**What needs to be done**
Transcribe the records below exactly.

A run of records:
#####

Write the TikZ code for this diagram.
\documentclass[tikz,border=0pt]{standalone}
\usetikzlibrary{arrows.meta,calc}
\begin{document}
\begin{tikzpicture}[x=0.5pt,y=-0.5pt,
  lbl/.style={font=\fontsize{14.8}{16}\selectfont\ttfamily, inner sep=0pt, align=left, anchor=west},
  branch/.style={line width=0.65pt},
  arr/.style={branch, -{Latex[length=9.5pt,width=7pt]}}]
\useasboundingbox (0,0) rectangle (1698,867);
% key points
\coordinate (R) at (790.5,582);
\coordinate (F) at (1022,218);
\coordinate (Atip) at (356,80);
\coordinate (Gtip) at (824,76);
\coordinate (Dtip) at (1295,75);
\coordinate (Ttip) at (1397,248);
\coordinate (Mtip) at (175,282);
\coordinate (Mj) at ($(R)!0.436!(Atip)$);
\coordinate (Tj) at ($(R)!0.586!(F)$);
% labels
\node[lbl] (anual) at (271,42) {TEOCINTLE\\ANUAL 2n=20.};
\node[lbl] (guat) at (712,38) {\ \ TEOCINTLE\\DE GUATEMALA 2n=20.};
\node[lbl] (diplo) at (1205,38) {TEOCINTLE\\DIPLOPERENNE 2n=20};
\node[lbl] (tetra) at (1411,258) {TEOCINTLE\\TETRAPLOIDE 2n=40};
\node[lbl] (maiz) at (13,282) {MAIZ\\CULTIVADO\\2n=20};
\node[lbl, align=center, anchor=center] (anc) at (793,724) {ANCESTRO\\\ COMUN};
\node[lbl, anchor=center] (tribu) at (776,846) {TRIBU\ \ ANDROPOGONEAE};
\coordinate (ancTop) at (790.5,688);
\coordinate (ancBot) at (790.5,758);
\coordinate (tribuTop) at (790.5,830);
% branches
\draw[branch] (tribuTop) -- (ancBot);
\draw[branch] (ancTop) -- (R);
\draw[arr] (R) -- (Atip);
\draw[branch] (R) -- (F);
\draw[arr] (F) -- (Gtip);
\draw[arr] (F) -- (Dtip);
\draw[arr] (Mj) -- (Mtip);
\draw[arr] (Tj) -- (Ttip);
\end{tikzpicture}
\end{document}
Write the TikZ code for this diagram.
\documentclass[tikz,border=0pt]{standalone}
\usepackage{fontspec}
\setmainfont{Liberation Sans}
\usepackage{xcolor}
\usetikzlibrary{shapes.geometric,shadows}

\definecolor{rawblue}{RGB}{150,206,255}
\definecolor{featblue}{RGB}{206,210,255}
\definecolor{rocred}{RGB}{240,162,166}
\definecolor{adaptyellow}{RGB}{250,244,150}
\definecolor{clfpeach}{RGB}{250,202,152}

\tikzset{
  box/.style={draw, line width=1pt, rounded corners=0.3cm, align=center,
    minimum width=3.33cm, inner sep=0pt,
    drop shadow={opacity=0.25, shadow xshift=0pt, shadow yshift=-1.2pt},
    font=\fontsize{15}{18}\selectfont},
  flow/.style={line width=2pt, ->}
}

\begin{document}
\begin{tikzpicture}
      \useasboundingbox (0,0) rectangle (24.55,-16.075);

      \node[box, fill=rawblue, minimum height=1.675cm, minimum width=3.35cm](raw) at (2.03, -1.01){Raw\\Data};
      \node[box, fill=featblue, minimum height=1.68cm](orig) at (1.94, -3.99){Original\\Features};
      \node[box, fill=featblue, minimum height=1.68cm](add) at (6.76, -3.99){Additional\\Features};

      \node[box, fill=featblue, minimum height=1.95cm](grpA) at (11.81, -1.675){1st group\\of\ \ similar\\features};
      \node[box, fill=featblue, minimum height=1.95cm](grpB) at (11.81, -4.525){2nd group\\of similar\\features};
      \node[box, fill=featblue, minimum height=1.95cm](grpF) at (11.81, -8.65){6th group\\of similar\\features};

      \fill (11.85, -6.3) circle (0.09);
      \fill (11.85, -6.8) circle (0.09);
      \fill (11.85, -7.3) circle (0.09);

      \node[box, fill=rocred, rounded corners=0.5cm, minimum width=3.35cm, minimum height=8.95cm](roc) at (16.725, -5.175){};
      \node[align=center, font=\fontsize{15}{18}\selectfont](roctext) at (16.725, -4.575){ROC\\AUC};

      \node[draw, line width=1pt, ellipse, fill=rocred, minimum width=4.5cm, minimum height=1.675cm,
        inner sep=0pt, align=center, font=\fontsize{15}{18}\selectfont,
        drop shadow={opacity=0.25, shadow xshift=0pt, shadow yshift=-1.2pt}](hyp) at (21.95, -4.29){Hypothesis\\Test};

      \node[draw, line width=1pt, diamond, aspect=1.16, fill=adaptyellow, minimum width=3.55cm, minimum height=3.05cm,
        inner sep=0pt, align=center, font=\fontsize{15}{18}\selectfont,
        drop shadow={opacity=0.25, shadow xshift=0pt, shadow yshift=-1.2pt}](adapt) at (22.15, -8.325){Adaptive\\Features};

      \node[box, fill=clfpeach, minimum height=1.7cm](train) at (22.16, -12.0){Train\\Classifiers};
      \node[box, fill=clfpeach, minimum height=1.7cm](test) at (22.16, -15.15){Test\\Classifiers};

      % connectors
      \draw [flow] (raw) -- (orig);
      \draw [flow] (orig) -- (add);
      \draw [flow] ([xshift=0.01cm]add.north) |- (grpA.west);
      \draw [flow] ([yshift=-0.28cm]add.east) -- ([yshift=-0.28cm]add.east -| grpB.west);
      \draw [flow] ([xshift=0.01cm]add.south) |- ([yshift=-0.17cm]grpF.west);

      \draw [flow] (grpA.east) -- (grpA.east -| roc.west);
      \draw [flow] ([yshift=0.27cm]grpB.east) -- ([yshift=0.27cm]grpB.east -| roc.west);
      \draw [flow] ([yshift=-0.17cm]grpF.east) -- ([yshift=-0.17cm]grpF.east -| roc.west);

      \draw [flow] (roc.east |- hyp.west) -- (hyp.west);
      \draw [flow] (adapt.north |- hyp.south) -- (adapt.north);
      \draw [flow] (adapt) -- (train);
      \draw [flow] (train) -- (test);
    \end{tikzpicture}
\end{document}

#####

**Output of the exercise**
Write the TikZ code for this diagram.
\documentclass[tikz,border=0pt]{standalone}
\usetikzlibrary{arrows.meta,calc}
\begin{document}
\begin{tikzpicture}[x=0.5pt,y=-0.5pt,
  lbl/.style={font=\fontsize{14.8}{16}\selectfont\ttfamily, inner sep=0pt, align=left, anchor=west},
  branch/.style={line width=0.65pt},
  arr/.style={branch, -{Latex[length=9.5pt,width=7pt]}}]
\useasboundingbox (0,0) rectangle (1698,867);
% key points
\coordinate (R) at (790.5,582);
\coordinate (F) at (1022,218);
\coordinate (Atip) at (356,80);
\coordinate (Gtip) at (824,76);
\coordinate (Dtip) at (1295,75);
\coordinate (Ttip) at (1397,248);
\coordinate (Mtip) at (175,282);
\coordinate (Mj) at ($(R)!0.436!(Atip)$);
\coordinate (Tj) at ($(R)!0.586!(F)$);
% labels
\node[lbl] (anual) at (271,42) {TEOCINTLE\\ANUAL 2n=20.};
\node[lbl] (guat) at (712,38) {\ \ TEOCINTLE\\DE GUATEMALA 2n=20.};
\node[lbl] (diplo) at (1205,38) {TEOCINTLE\\DIPLOPERENNE 2n=20};
\node[lbl] (tetra) at (1411,258) {TEOCINTLE\\TETRAPLOIDE 2n=40};
\node[lbl] (maiz) at (13,282) {MAIZ\\CULTIVADO\\2n=20};
\node[lbl, align=center, anchor=center] (anc) at (793,724) {ANCESTRO\\\ COMUN};
\node[lbl, anchor=center] (tribu) at (776,846) {TRIBU\ \ ANDROPOGONEAE};
\coordinate (ancTop) at (790.5,688);
\coordinate (ancBot) at (790.5,758);
\coordinate (tribuTop) at (790.5,830);
% branches
\draw[branch] (tribuTop) -- (ancBot);
\draw[branch] (ancTop) -- (R);
\draw[arr] (R) -- (Atip);
\draw[branch] (R) -- (F);
\draw[arr] (F) -- (Gtip);
\draw[arr] (F) -- (Dtip);
\draw[arr] (Mj) -- (Mtip);
\draw[arr] (Tj) -- (Ttip);
\end{tikzpicture}
\end{document}
Write the TikZ code for this diagram.
\documentclass[tikz,border=0pt]{standalone}
\usepackage{fontspec}
\setmainfont{Liberation Sans}
\usepackage{xcolor}
\usetikzlibrary{shapes.geometric,shadows}

\definecolor{rawblue}{RGB}{150,206,255}
\definecolor{featblue}{RGB}{206,210,255}
\definecolor{rocred}{RGB}{240,162,166}
\definecolor{adaptyellow}{RGB}{250,244,150}
\definecolor{clfpeach}{RGB}{250,202,152}

\tikzset{
  box/.style={draw, line width=1pt, rounded corners=0.3cm, align=center,
    minimum width=3.33cm, inner sep=0pt,
    drop shadow={opacity=0.25, shadow xshift=0pt, shadow yshift=-1.2pt},
    font=\fontsize{15}{18}\selectfont},
  flow/.style={line width=2pt, ->}
}

\begin{document}
\begin{tikzpicture}
      \useasboundingbox (0,0) rectangle (24.55,-16.075);

      \node[box, fill=rawblue, minimum height=1.675cm, minimum width=3.35cm](raw) at (2.03, -1.01){Raw\\Data};
      \node[box, fill=featblue, minimum height=1.68cm](orig) at (1.94, -3.99){Original\\Features};
      \node[box, fill=featblue, minimum height=1.68cm](add) at (6.76, -3.99){Additional\\Features};

      \node[box, fill=featblue, minimum height=1.95cm](grpA) at (11.81, -1.675){1st group\\of\ \ similar\\features};
      \node[box, fill=featblue, minimum height=1.95cm](grpB) at (11.81, -4.525){2nd group\\of similar\\features};
      \node[box, fill=featblue, minimum height=1.95cm](grpF) at (11.81, -8.65){6th group\\of similar\\features};

      \fill (11.85, -6.3) circle (0.09);
      \fill (11.85, -6.8) circle (0.09);
      \fill (11.85, -7.3) circle (0.09);

      \node[box, fill=rocred, rounded corners=0.5cm, minimum width=3.35cm, minimum height=8.95cm](roc) at (16.725, -5.175){};
      \node[align=center, font=\fontsize{15}{18}\selectfont](roctext) at (16.725, -4.575){ROC\\AUC};

      \node[draw, line width=1pt, ellipse, fill=rocred, minimum width=4.5cm, minimum height=1.675cm,
        inner sep=0pt, align=center, font=\fontsize{15}{18}\selectfont,
        drop shadow={opacity=0.25, shadow xshift=0pt, shadow yshift=-1.2pt}](hyp) at (21.95, -4.29){Hypothesis\\Test};

      \node[draw, line width=1pt, diamond, aspect=1.16, fill=adaptyellow, minimum width=3.55cm, minimum height=3.05cm,
        inner sep=0pt, align=center, font=\fontsize{15}{18}\selectfont,
        drop shadow={opacity=0.25, shadow xshift=0pt, shadow yshift=-1.2pt}](adapt) at (22.15, -8.325){Adaptive\\Features};

      \node[box, fill=clfpeach, minimum height=1.7cm](train) at (22.16, -12.0){Train\\Classifiers};
      \node[box, fill=clfpeach, minimum height=1.7cm](test) at (22.16, -15.15){Test\\Classifiers};

      % connectors
      \draw [flow] (raw) -- (orig);
      \draw [flow] (orig) -- (add);
      \draw [flow] ([xshift=0.01cm]add.north) |- (grpA.west);
      \draw [flow] ([yshift=-0.28cm]add.east) -- ([yshift=-0.28cm]add.east -| grpB.west);
      \draw [flow] ([xshift=0.01cm]add.south) |- ([yshift=-0.17cm]grpF.west);

      \draw [flow] (grpA.east) -- (grpA.east -| roc.west);
      \draw [flow] ([yshift=0.27cm]grpB.east) -- ([yshift=0.27cm]grpB.east -| roc.west);
      \draw [flow] ([yshift=-0.17cm]grpF.east) -- ([yshift=-0.17cm]grpF.east -| roc.west);

      \draw [flow] (roc.east |- hyp.west) -- (hyp.west);
      \draw [flow] (adapt.north |- hyp.south) -- (adapt.north);
      \draw [flow] (adapt) -- (train);
      \draw [flow] (train) -- (test);
    \end{tikzpicture}
\end{document}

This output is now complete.